Chinese Government Bans Use of Puns in Media

December 8, 2014

According to The Los Angeles Times, China’s media regulator—the State General Administration of Press, Publication, Radio, Film, and Television—has issued an order that restricts the media from using puns and other forms of wordplay.

The media regulator’s website says that puns could mislead Chinese youth away from traditional Chinese cultural values, leading to “cultural and linguistic chaos.” President Xi Jinping agreed with the media regulators’ move, saying in a speech that art must “uphold the Chinese spirit.”

Puns are, however, particularly abundant in Chinese due to the language’s many homophones, and the Internet age has only increased their number. A new euphemism for censorship, for example, is the term for “river crabs” which sonically echoes the word “harmony.” Read about other Chinese puns that have proliferated on the Internet at Quartz and China Digital Times.
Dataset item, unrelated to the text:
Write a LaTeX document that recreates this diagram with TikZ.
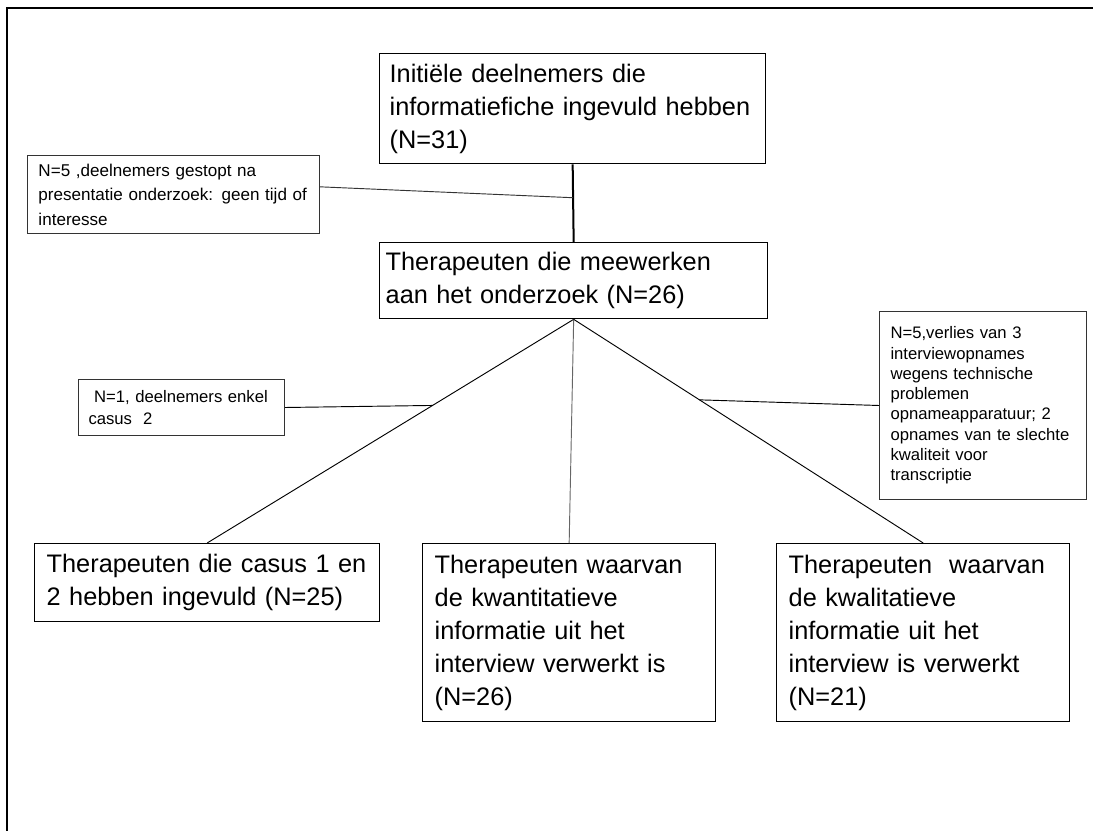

Some believe the move is a reaction to jokes about China’s political leadership. “I wonder if this is not a preemptive move, an excuse to crack down for supposed ‘linguistic purity reasons’ on the cute language people use to crack jokes about the leadership or policies,” said David Moser, an academic director for CET Chinese Studies at Beijing Capital Normal University, to The Guardian. “It sounds too convenient.”

Wang Xiaoyu, former dean of the School of Communications at East China Normal University, suggested that the ban on puns will not result in a drastic decrease of wordplay altogether. “Maybe in the short term, no one wants to be the one [to flout] the government’s new rule,” she said. “But I don’t think the rule can stop similar tweaking of words to be used in future commercials.”